If you have any questions regarding the code/data, please contact Yufan Liu via [email protected].
This repo holds the code of CLAPE (Contrastive Learning And Pre-trained Encoder) framework for protein-ligands binding sites prediction. We provide 3 ligand-binding tasks including protein-DNA, protein-RNA, and antibody-antigen binding sites prediction, an we will also provide small molecules binding sites weight in the future (check CLAPE-SMB for reference).
CLAPE is primarily dependent on a large-scale pre-trained protein language model ProtBert implemented using HuggingFace's Transformers and PyTorch. Please install the dependencies in advance, or create a conda/mamba envrionment using provided environment file. If you are using CLAPE-SMB, please install ESM.
wget https://github.com/YAndrewL/CLAPE/blob/main/environment.yaml
conda env create -f environment.yaml
conda activate clape
We provide a python package for predicting ligand-binding sites of given protein sequences in FASTA format. Here we provide a sample file, and please use CLAPE as following steps, taking DNA-binding sites prediction as an example:
# download model weights and example file
wget https://github.com/YAndrewL/CLAPE/blob/main/example.fa
wget https://github.com/YAndrewL/CLAPE/blob/main/weights/DNA.pth
pip install clape # install clape from pypi
# package usage example
from clape import Clape
model = Clape(model_path="model_path", ligand="DNA")
results = model.predict(input_file="example.fa")
You can set keep_score
to True
to keep the predicted score from model, and use switch_ligand
to change to another binding site prediction task.

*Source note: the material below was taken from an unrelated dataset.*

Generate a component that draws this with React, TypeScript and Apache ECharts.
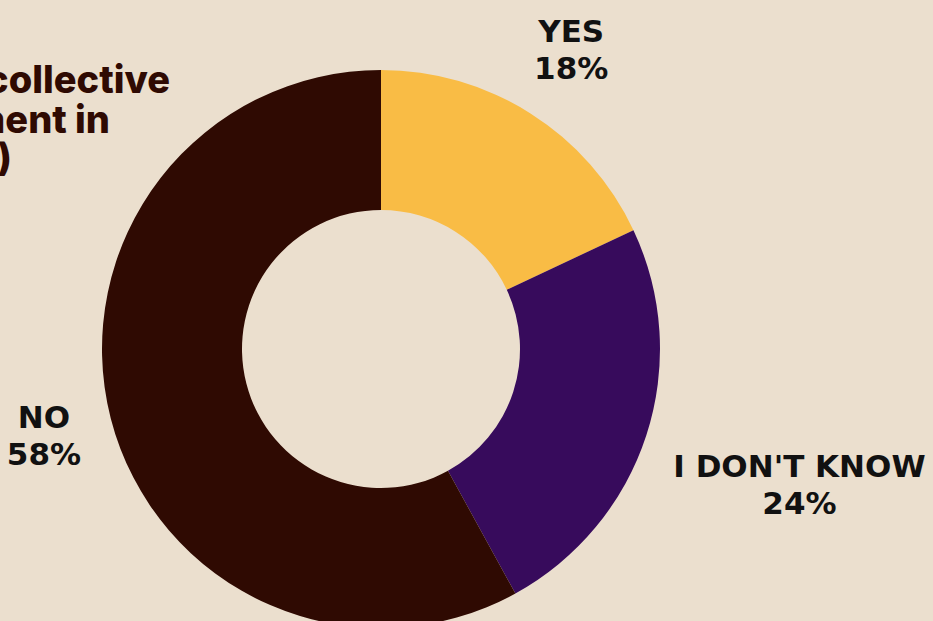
import React, { useEffect, useRef } from "react";
import * as echarts from "echarts";

const categories = ["YES", "I DON'T KNOW", "NO"];
const values = [18, 24, 58];
const sliceColors = ["#F9BC45", "#370B5C", "#2F0A02"];
const labelRadii = [355, 440, 348];
const titleLines = ["Is there a collective", "bargaining agreement in", "your workplace(s)"];

const CX = 381;
const CY = 349;

export default function App() {
  const ref = useRef<HTMLDivElement>(null);
  useEffect(() => {
    document.body.style.margin = "0";
    const chart = echarts.init(ref.current!, null, { renderer: "svg" });
    const total = values.reduce((a, b) => a + b, 0);
    const titleEnds = [170, 110, 12];
    const titleMids = [79, 119, 157];
    chart.setOption({
      animation: false,
      backgroundColor: "#EBDFCE",
      graphic: titleLines.map((t, i) => ({
        type: "text",
        x: titleEnds[i],
        y: titleMids[i],
        silent: true,
        style: {
          text: t,
          fill: "#2F0A02",
          font: "800 38px Inter",
          lineHeight: 36,
          textAlign: "right",
          textVerticalAlign: "middle",
        },
      })),
      series: [
        {
          type: "pie",
          center: [CX, CY],
          radius: [139, 279],
          startAngle: 90,
          clockwise: true,
          silent: true,
          itemStyle: { borderWidth: 0 },
          label: {
            show: true,
            formatter: "{b}\n{c}%",
            color: "#111111",
            fontFamily: "DejaVu Sans",
            fontWeight: "bold",
            fontSize: 31,
            lineHeight: 37,
            align: "center",
            overflow: "none",
          },
          labelLine: { show: false },
          labelLayout: (p: any) => {
            const i = p.dataIndex;
            let before = 0;
            for (let k = 0; k < i; k++) before += values[k];
            const mid = ((before + values[i] / 2) / total) * Math.PI * 2;
            const r = labelRadii[i];
            return {
              x: CX + r * Math.sin(mid),
              y: CY - r * Math.cos(mid),
              align: "center",
              verticalAlign: "middle",
            };
          },
          data: categories.map((c, i) => ({
            name: c,
            value: values[i],
            itemStyle: { color: sliceColors[i] },
          })),
        },
      ],
    });
    return () => chart.dispose();
  }, []);
  return <div ref={ref} style={{ width: 933, height: 621 }} />;
}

We also provide a command line tool, which will be installed along the python package, you may use as below:
clape --input example.fa --output out.txt --ligand DNA --model /path/to/downloaded/model
This command will first load the pre-trained models, users can specify the downloading directory using the --cache
parameter.
Some parameters are described as follows:
Parameters | Descriptions |
---|---|
--help | Show the help doc. |
--ligand | Specify the ligand for prediction, DNA, RNA, and AB (antibody) are supported now. |
--threshold | Specify the threshold for identifying the binding site, the value needs to be between 0 and 1, default: 0.5. |
--input | The path of the input file in FASTA format. |
--output | The path of the output file, the first and the second line are the same as the input file, and the third line is the prediction result. |
--cache | The path for saving the pre-trained parameters, default: protbert. |
--model | The path for trained backbone models. |
If you find our work helpful, please kindly cite the BibTex as following:
@article{10.1093/bib/bbad488,
author = {Liu, Yufan and Tian, Boxue},
title = "{Protein–DNA binding sites prediction based on pre-trained protein language model and contrastive learning}",
journal = {Briefings in Bioinformatics},
volume = {25},
number = {1},
pages = {bbad488},
year = {2024},
month = {01},
issn = {1477-4054},
doi = {10.1093/bib/bbad488},
url = {https://doi.org/10.1093/bib/bbad488},
eprint = {https://academic.oup.com/bib/article-pdf/25/1/bbad488/55381199/bbad488.pdf},
}
If you are using CLAPE-SMB, please also kindly cite:
@article{10.1186/s13321-024-00920-2,
author={Wang, Jue
and Liu, Yufan
and Tian, Boxue},
title={Protein-small molecule binding site prediction based on a pre-trained protein language model with contrastive learning},
journal={Journal of Cheminformatics},
year={2024},
month={Nov},
day={06},
volume={16},
number={1},
pages={125},
issn={1758-2946},
doi={10.1186/s13321-024-00920-2},
url={https://doi.org/10.1186/s13321-024-00920-2}
}
-
[Nov. 2024] CLAPE-SMB is publised in Journal of Cheminformatics, please check the online version.
-
[Aug. 2024] CLAPE can be used as a python package now, please check clape in pypi.
-
[Mar. 2024] The training code is released with CLAPE-SMB, please check this repo for reference.
-
[Jan. 2024] Our paper is publised in Briefings in Bioinformatics, please check the online version.